The sink looks not long enough to hold a child’s prone frame. But it did.

I look out a hibiscus bush; watch a bee find its way inside the trumpet of the flower. Then, back out on the petal, it staggers around.

Washing my hair now in the shower, the stinging of the shampoo in my eyes sends the memory flooding back.

I am sitting in the kitchen on a chair so high my feet are swinging above the floor. I am under a home hair dryer. Hot air rushes in under the cap and puffs it out. Hot, hot air all over my head. My mother has put my hair in curlers. It has taken an infinity. Her bending in front. Her pulling and snapping the bands. The clips scraping the skin of my skull. I will be the spitting image of Shirley Temple, my mother tells me. She is a favourite of hers but yet to be seen by me. For we still don’t have a television and it will be a few more years before we sit down on Saturday afternoons to watch her movies. My hair is blonde and pliable and loves to curl. Each ringlet is bouncy and like a spring. Close your mouth and your eyes. Pinch your nose. Like preparing to bob under in the silty Swan. She sprays a mist of hair spray. Now the hair has been glued into position. I am fogged by a strange metallic smell. My mother holds up a hand mirror. Her face is hidden behind it. Under my hand I feel the hair. Stiff, unwavering curls. Mother says, it is Shirley Temple hair.

 

 

Cut up RAC card

I find my Dad’s wallet amongst some things I bring home from the nursing home. How he treasured his wallet. How frustrated he would become by not having it, in the end. No matter that he didn’t need it. I had his cards, his pension number, his medicare number. But he liked to have it with him. A reminder of being a grown up. And when he was still at home how angry he would become when he failed to locate it once again. Inside I find the card for the Hearing Aid agency with the small ripped piece of paper stuck to its rear with his PIN number on it. I knew it was here and would have to remind him of its whereabouts when he queued at the bank. Once I was told off by a cashier for knowing such private information as he rifled through the wallet not remembering where the damned thing was.

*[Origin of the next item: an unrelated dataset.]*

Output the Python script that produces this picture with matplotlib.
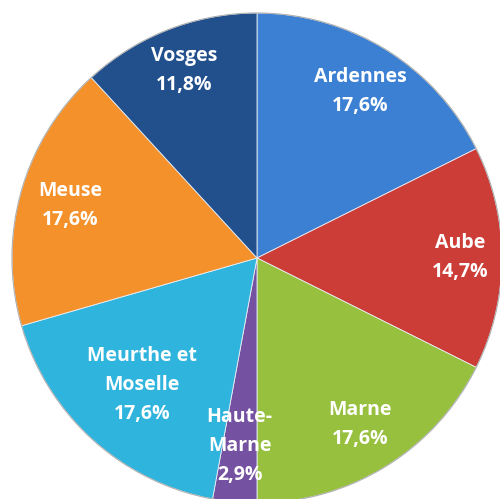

I find the RAC card with its member since 1958 stamped on it. I cut up the cards in case. In case of what? I cut between the gaps in the surname, through the account numbers. In case. I find his last Slikpik  lotto dated 17/4/2010, the last time he independently went to the newsagent and had the presence of mind to buy one. It cost him $7.20. I will get it checked just in case. I find his appointment card for the blood collection agency.

1976. Holden Kingswood. Brown. The car won’t start. My dad is cursing. The bonnet is up. Something about spark plugs and carburettors. The RAC man is called. Down the driveway, blue King Gees. He’s a real ocker. He makes fun of my father I sense. Something about his accent or his high waisted trousers. Or maybe just because my Dad’s impatient and doesn’t know how to hide it. But how acutely you feel it when you’re a teenager. Like you have a radar for how others judge your family. If only he didn’t have to do his belt up so tight.

The wallet can be discarded. It is vinyl. It has no scent. No wonderful feel. I am throwing things away.